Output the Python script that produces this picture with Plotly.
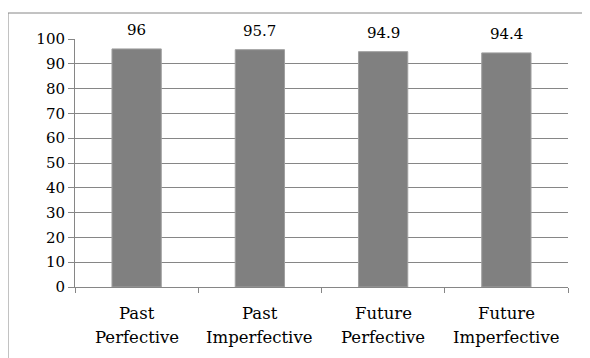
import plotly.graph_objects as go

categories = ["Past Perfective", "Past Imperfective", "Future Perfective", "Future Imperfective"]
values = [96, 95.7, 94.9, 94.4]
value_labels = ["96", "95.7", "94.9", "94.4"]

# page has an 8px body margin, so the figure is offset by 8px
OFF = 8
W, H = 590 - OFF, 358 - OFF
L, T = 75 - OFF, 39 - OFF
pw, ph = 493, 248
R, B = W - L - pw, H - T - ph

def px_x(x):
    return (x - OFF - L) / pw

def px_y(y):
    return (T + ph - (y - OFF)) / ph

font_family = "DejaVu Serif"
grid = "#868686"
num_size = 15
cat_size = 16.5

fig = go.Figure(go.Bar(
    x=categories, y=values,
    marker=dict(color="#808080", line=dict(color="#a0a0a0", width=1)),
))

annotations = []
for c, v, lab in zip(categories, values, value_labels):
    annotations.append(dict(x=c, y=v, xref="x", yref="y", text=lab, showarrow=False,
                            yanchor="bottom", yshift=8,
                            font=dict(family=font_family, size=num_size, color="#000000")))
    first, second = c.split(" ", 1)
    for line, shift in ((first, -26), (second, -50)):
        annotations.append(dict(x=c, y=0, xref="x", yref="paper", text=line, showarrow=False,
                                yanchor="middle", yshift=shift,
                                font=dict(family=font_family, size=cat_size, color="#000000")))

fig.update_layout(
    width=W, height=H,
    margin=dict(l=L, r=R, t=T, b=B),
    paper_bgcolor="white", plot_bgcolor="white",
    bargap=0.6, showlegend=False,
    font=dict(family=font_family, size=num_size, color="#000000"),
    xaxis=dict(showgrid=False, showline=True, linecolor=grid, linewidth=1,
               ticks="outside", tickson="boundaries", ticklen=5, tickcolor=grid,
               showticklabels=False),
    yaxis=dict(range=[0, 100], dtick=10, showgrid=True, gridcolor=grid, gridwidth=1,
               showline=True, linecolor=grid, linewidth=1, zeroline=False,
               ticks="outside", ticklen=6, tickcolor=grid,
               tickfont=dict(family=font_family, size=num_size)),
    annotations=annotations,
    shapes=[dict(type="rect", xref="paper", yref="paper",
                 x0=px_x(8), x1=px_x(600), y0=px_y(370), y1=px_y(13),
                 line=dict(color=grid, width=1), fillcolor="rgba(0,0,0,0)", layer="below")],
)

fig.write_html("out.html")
┄┄┄┄┄┄┄┄┄┄
Please restate the material above line by line, exactly, beginning at its first line and ending with the line that contains "return (x - OFF - L) / pw", without any pictures.

Output the Python script that produces this picture with Plotly.
import plotly.graph_objects as go

categories = ["Past Perfective", "Past Imperfective", "Future Perfective", "Future Imperfective"]
values = [96, 95.7, 94.9, 94.4]
value_labels = ["96", "95.7", "94.9", "94.4"]

# page has an 8px body margin, so the figure is offset by 8px
OFF = 8
W, H = 590 - OFF, 358 - OFF
L, T = 75 - OFF, 39 - OFF
pw, ph = 493, 248
R, B = W - L - pw, H - T - ph

def px_x(x):
    return (x - OFF - L) / pw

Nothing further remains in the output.